The video introduces “adaptive mutualism,” a new economic model for the 21st century that integrates human flourishing, ecological sustainability, and democratic governance by combining diverse allocation methods and preventing power concentration. It emphasizes resilience, cooperation, and gradual implementation through existing institutions, aiming to create a flexible, equitable economy that addresses the systemic failures of capitalism and socialism while adapting to technological and social complexities.
The video presents a novel economic model for the 21st century, designed by combining insights from a heterodox economist and historian with those of a systems designer and anthropologist, and evaluated by advanced AI models. It begins by identifying ten core systemic failures in both capitalism and socialism, such as their inability to solve coordination problems effectively, neglect of long-term ecological and social costs, concentration of economic power, and failure to accommodate human behavioral complexity and technological change. Both systems assume infinite growth on a finite planet and struggle to scale effectively in a globalized, technologically complex world.
The new model is grounded in first principles that prioritize human flourishing within planetary boundaries. It emphasizes providing basic material security, meaningful work, social connection, and ecological sustainability. Unlike traditional economic ideologies, it focuses on outcomes rather than rigid means, advocating for an economy that aligns with human social instincts like reciprocity and fairness, and preserves cultural diversity and social cohesion. Human nature is understood as conditionally cooperative, with behavior shaped by context, requiring economic institutions that activate cooperative instincts while safeguarding against exploitation.

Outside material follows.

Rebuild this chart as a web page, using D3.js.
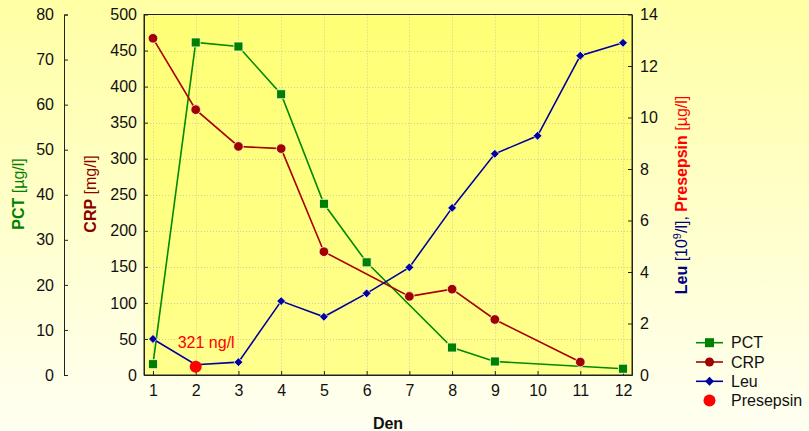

Resource allocation in this model is hybrid and context-sensitive, employing universal access for basic needs, market mechanisms for personal goods, democratic governance for common resources, and participatory planning for investments. Power structures are designed to prevent harmful concentration through stakeholder governance, federated authority, separation of different power types, and recognition of both formal and informal influence networks. Innovation is redefined to focus on qualitative improvements and social impact rather than material growth, encouraging open-source collaboration and mission-oriented research while supporting transitions for those displaced by technological change.
Resilience and adaptability are central, with the system incorporating redundancy, modularity, and multiple pathways to fulfill essential functions, alongside mechanisms for rapid crisis response and long-term institutional learning. Implementation is envisioned as a gradual, voluntary transition building on existing cooperative enterprises and municipal programs, supported by pilot projects and parallel institution building. The model anticipates political resistance and external pressures, emphasizing the need for legal protections, financing alternatives, and cultural narratives that legitimize new economic forms.
Finally, the integrated framework—termed adaptive mutualism—features contextual coordination with clear boundaries between different economic mechanisms, democratic governance, ecological limits, and institutional diversity. It prioritizes capability expansion, ecological health, and social cohesion over material output, embedding principles like rotation of leadership, open knowledge sharing, and sunset clauses for emergency powers. Sustaining this system requires widespread economic literacy, social norms valuing cooperation and long-term thinking, and nested governance structures that balance local autonomy with global coordination, aiming to create a resilient, equitable, and evolving economy fit for the challenges of the 21st century.